Sim. Gosto de comboios e recordei com alguma saudade tal gosto na passada sexta-feira quando viajei no Alfa Pendular para Lisboa.

Recordo o cheiro das estações de comboios e a sua tranquilidade e silêncio, sempre interrompido pela passagem dos comboios e pela agitação da entrada e saída dos passageiros. Lembram-se das antigas bilheteiras com aquela máquina grande de obliterar a data naqueles coloridos bilhetes de cartão? Guardei muitos após cada viagem que fazia entre a estação de S. Bento, no Porto, e a estação de Esmoriz. E a arquitectura das estações portuguesas, sempre com belos azulejos e jardins bem arranjados, que eram mesmo razão de competição entre as estações em concursos nacionais? E que dizer daquela celebre palavra (também composta em azulejo) «RETRETES» que muitos sorrisos motivava? Sim, porque, com aquelas condições, eram de facto retretes.

Eu ainda cheguei a viajar nas velhas carruagens puxadas pela máquina a carvão. Lembro-me perfeitamente dessa viagem à Povoa do Varzim, promovida pelos meus avós maternos que assim corresponderam ao meu pedido para experimentar esses comboios.

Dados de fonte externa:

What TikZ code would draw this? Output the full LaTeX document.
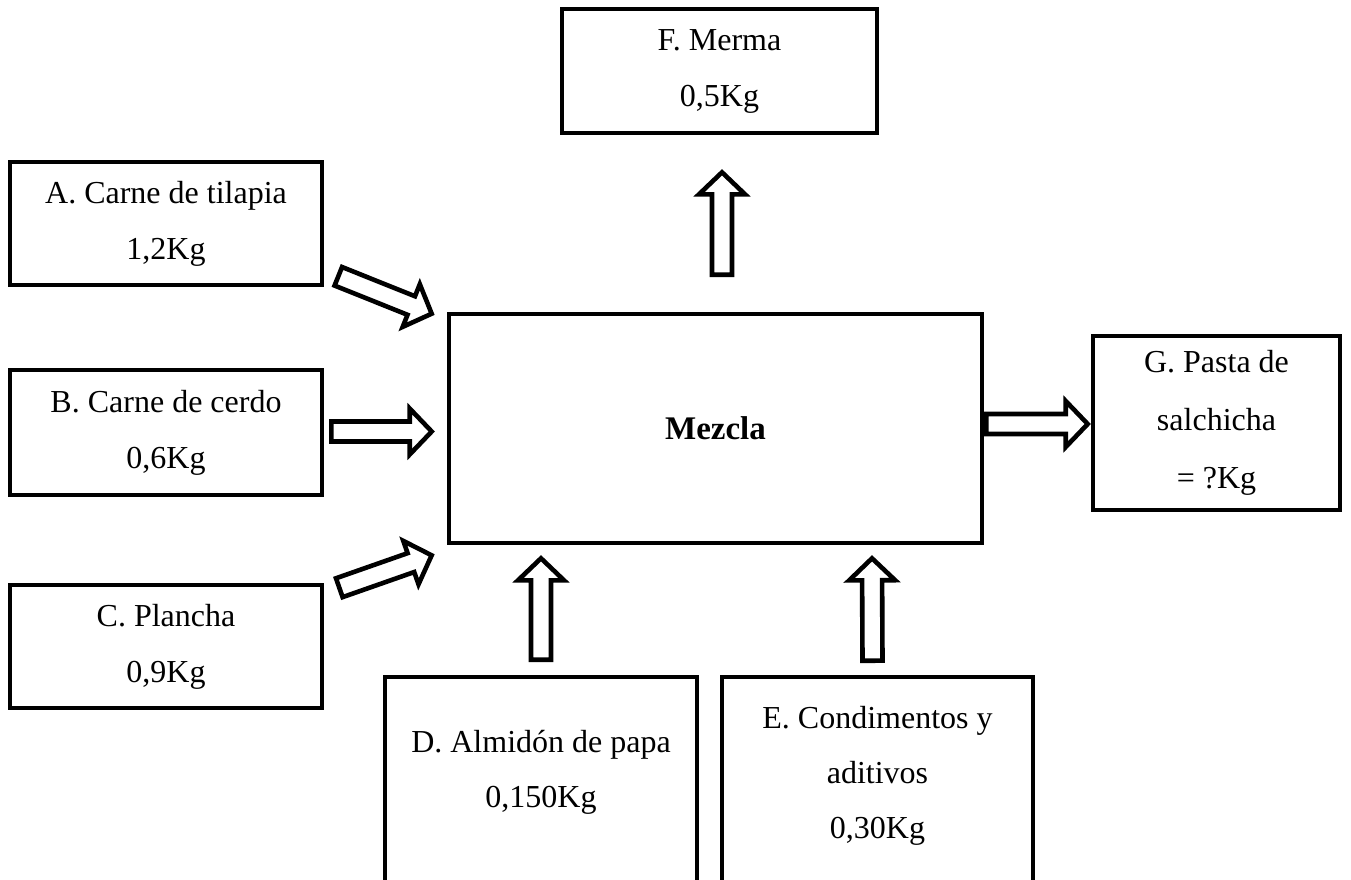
\documentclass[tikz,border=0pt]{standalone}
\usepackage{fontspec}
\setmainfont{Liberation Serif}
\usetikzlibrary{calc}
\tikzset{
  box/.style={draw, line width=4.6pt, rectangle, inner sep=0pt, align=center,
    font=\fontsize{32}{56}\selectfont},
  boxtext/.style={inner sep=0pt, align=center, font=\fontsize{32}{55}\selectfont},
  flowarrow/.style={draw, fill=white, line width=4.6pt, line join=miter, miter limit=10},
}
\newcommand\blockarr[2]{%
  \draw[flowarrow] let \p1=(#1), \p2=(#2),
    \n1={atan2(\y2-\y1,\x2-\x1)}, \n2={veclen(\x2-\x1,\y2-\y1)} in
    [shift={(\p1)}, rotate=\n1]
    (0pt,-10pt) -- ({\n2*1pt-22pt},-10pt) -- ({\n2*1pt-22pt},-23pt) -- ({\n2*1pt},0pt)
    -- ({\n2*1pt-22pt},23pt) -- ({\n2*1pt-22pt},10pt) -- (0pt,10pt) -- cycle;}
\begin{document}
\begin{tikzpicture}[x=1pt, y=-1pt]
\useasboundingbox[fill=white] (0,0) rectangle (1351,879);
% boxes
\node[box, minimum width=315, minimum height=124] (F) at (719.5,71) {F. Merma\\0,5Kg};
\node[box, minimum width=312, minimum height=123] (A) at (166,223.5) {A. Carne de tilapia\\1,2Kg};
\node[box, minimum width=312, minimum height=125] (B) at (166,432.5) {B. Carne de cerdo\\0,6Kg};
\node[box, minimum width=312, minimum height=123] (C) at (166,646.5) {C. Plancha\\0,9Kg};
\node[box, minimum width=533, minimum height=229] (M) at (715.5,428.5) {\fontsize{33}{40}\selectfont\textbf{Mezcla}};
\node[box, minimum width=247, minimum height=174, font=\fontsize{32}{58}\selectfont] (G) at (1216.5,423) {G. Pasta de\\salchicha\\= ?Kg};
\node[box, minimum width=312, minimum height=243] (D) at (541,798.5) {};
\node[box, minimum width=311, minimum height=243] (E) at (877.5,798.5) {};
\node[boxtext] (Dt) at (541,772) {D. Almidón de papa\\0,150Kg};
\node[boxtext] (Et) at (877.5,776) {E. Condimentos y\\aditivos\\0,30Kg};
% arrow end points
\coordinate (a1) at ($(A.south east)+(14,-11)$);
\coordinate (a2) at ($(M.north west)+(-15,2)$);
\coordinate (b1) at ($(B.east)+(7,-1)$);
\coordinate (b2) at ($(M.west)+(-15,3)$);
\coordinate (c1) at ($(C.north east)+(15,5)$);
\coordinate (c2) at ($(M.south west)+(-15,10)$);
\coordinate (d1) at ($(D.north)+(0,-15)$);
\coordinate (d2) at ($(M.south)+(-174.5,13)$);
\coordinate (e1) at ($(E.north)+(-5,-14)$);
\coordinate (e2) at ($(M.south)+(156.5,13)$);
\coordinate (f1) at ($(M.north)+(6.5,-37)$);
\coordinate (f2) at ($(F.south)+(2.5,37)$);
\coordinate (g1) at ($(M.east)+(2,-4.5)$);
\coordinate (g2) at ($(G.west)+(-3,1)$);
\blockarr{a1}{a2}
\blockarr{b1}{b2}
\blockarr{c1}{c2}
\blockarr{d1}{d2}
\blockarr{e1}{e2}
\blockarr{f1}{f2}
\blockarr{g1}{g2}
\end{tikzpicture}
\end{document}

Recordo também com saudade as conversas com o Sr. Victor Hugo (Chefe da Estação de Esmoriz) e com o Sr. Catarino (Chefe da Estação de S.Bento). Ambos suportavam estoicamente as minhas perguntas sobre comboios e respondiam a todas com o maior gosto. Aprendi muito com eles.

Gosto de comboios. Mas não é do Alfa que eu gosto. Há mesmo certas coisas que não consigo perceber. Fui confrontado com mais um aumento de preço, precisamente quando a qualidade das carruagens vai-se degradando. No W.C já não temos os mesmos adereços de higiene que outrora estavam disponíveis. Os preços praticados no bar são proibitivo e não é a simpatia das meninas que servem (sempre muito bem-vinda e que se mantenha) que paga a conta. Quando olho para a tabela de preços lembro-me sempre da justificação que muitos membros das claques apresentam para os furtos que praticam nas áreas de serviço das auto-estradas. Ainda que a mesma seja para mim inaceitável e tais actos inadmissíveis, confesso que não deixo de me recordar da célebre frase: «com aqueles preços merecem ser roubados.»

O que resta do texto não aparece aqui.